U.S. Treasury bond yields mostly declined, while market participants continued to assess the impact of yesterday's CPI data on the Fed's policy decisions.
The yield on 5-year Treasury bonds fell by 0.6 basis points, reaching 4.35%, while the yield on 30-year bonds was 4.492% (-2.4 basis points). Meanwhile, the yield on 2-year Treasury bonds, reflecting expectations of short-term interest rates, rose by 0.5 basis points to 4.741%, while the yield on 10-year bonds fell to 4.338% (-1.8 basis points). The curve between the 10-year Treasury yield and the 2-year yield remains inverted, sending a warning that the economy may be falling or has already fallen into recession. Now the gap between 10 and 2 year U.S. debt is 40 basis points.

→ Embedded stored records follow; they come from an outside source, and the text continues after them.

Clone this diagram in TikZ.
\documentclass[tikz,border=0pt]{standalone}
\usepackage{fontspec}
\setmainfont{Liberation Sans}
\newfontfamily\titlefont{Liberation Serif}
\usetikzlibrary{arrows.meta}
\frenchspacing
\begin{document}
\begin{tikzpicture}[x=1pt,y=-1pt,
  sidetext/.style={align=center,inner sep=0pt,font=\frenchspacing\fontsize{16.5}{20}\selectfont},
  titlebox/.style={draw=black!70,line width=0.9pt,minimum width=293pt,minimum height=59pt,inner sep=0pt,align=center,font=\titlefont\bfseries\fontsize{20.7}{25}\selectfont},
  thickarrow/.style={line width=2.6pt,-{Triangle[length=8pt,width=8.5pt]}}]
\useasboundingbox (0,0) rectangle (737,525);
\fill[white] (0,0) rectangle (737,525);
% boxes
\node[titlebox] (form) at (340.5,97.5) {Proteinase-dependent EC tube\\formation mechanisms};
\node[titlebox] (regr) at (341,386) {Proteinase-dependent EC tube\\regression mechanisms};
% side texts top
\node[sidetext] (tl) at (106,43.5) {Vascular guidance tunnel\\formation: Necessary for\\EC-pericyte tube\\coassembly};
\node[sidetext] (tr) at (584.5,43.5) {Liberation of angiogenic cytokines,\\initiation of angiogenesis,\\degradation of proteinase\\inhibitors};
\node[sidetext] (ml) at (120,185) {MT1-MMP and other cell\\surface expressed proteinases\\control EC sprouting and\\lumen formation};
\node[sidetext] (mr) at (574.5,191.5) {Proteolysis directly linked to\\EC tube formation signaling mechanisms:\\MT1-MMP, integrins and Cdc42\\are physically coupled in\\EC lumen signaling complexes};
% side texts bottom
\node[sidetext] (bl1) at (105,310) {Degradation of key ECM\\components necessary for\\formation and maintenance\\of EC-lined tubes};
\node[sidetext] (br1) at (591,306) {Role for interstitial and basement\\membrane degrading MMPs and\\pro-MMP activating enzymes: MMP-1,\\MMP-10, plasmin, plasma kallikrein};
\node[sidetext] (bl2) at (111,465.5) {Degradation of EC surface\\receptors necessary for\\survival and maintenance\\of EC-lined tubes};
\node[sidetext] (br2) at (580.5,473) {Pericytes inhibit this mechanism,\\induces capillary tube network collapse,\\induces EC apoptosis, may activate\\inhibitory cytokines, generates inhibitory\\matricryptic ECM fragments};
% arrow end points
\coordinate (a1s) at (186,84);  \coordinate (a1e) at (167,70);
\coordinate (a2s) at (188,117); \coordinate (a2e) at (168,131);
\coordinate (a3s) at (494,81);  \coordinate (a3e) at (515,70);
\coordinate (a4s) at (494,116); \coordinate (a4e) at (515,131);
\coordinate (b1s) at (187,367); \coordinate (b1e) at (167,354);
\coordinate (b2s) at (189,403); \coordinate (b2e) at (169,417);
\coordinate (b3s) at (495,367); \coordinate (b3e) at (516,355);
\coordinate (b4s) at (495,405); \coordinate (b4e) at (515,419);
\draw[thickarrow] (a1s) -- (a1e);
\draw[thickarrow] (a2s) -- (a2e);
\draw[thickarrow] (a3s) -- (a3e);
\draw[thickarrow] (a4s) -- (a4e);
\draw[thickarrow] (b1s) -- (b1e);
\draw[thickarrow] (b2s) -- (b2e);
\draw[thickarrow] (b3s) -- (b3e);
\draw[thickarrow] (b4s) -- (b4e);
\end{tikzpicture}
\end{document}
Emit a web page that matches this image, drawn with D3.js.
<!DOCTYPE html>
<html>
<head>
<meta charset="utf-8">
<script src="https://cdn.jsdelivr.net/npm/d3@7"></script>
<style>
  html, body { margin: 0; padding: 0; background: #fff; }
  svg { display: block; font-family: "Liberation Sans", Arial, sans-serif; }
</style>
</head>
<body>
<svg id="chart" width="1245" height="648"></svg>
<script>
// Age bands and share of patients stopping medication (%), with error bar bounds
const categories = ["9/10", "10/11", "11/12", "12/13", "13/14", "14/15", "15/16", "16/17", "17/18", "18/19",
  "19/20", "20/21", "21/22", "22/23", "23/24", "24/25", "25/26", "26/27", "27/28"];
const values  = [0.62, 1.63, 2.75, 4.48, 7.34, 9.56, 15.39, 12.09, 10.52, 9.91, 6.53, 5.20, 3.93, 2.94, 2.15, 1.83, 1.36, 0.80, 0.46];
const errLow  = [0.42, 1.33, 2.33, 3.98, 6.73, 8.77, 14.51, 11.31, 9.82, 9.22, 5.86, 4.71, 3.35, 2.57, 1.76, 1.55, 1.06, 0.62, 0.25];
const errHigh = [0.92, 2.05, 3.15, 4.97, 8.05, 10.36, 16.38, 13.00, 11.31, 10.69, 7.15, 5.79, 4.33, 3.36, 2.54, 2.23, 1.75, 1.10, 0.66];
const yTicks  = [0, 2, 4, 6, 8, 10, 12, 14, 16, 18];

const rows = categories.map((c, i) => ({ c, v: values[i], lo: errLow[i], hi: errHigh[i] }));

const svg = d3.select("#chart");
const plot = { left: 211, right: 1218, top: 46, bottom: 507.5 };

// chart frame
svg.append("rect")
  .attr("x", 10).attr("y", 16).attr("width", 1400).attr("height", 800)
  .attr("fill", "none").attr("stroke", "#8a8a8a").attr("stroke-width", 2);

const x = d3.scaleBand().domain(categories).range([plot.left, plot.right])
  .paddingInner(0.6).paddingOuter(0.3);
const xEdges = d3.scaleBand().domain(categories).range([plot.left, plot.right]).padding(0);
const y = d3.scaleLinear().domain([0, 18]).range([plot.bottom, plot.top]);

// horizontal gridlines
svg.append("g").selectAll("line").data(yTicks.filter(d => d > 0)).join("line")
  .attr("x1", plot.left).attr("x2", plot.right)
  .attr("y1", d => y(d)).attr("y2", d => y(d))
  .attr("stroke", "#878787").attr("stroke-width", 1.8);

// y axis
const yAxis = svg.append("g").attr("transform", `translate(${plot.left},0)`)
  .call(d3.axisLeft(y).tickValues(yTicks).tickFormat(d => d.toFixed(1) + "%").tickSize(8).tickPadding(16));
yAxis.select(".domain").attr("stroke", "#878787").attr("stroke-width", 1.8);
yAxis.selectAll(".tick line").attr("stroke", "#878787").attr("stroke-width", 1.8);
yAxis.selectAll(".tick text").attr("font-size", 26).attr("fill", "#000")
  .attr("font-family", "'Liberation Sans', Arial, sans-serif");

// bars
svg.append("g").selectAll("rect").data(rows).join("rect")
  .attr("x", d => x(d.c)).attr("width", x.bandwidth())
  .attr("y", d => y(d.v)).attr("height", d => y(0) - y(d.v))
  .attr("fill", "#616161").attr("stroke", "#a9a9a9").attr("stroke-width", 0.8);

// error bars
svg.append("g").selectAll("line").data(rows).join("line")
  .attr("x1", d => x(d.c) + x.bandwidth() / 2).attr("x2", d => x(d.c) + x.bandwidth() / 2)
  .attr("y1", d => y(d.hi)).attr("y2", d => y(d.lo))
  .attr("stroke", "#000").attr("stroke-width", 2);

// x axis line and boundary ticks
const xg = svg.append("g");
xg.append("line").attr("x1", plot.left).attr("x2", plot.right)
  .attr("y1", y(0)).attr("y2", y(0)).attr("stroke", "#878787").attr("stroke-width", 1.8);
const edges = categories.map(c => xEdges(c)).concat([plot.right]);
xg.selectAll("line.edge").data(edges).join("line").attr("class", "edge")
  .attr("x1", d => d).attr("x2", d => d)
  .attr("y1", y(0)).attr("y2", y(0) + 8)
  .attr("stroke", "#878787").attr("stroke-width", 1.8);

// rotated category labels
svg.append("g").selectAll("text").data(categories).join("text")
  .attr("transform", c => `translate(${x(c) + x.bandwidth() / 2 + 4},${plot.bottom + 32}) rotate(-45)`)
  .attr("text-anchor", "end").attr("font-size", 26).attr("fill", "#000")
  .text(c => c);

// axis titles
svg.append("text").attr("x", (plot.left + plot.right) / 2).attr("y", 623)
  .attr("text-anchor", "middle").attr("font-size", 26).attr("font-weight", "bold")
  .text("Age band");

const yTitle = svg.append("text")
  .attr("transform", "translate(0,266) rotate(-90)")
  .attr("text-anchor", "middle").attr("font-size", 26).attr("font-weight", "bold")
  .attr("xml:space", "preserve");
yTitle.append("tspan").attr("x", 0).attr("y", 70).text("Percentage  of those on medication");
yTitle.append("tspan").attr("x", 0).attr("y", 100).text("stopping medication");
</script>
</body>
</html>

Yesterday, the Bureau of Labor Statistics said that the consumer price index rose by 0.3% in April after increasing by 0.4% in March and February. In annual terms, CPI growth slowed to 3.4% from 3.5% in March. Economists had predicted that the index would grow by 0.4% over the month and by 3.4% year-on-year. Optimism that the Fed is close to cutting rates was also boosted by U.S. retail sales data. Fed policymakers have repeatedly stated that interest rates will be lowered only after data shows that inflationary pressures are steadily decreasing. Fed Chairman Powell said earlier this week that the central bank will have to be patient as inflation remains higher than expected. According to the CME FedWatch Tool, markets see a 8.4% probability of a 25 basis point rate cut at the Fed meeting in June, a 34.9% probability of a rate cut in July, and a 72.6% probability of monetary policy easing in September.
Today, investors will analyze US data on the housing market and the labor market, which will help clarify the current state of the economy. More Fed officials are also expected to give remarks in the last days of the week.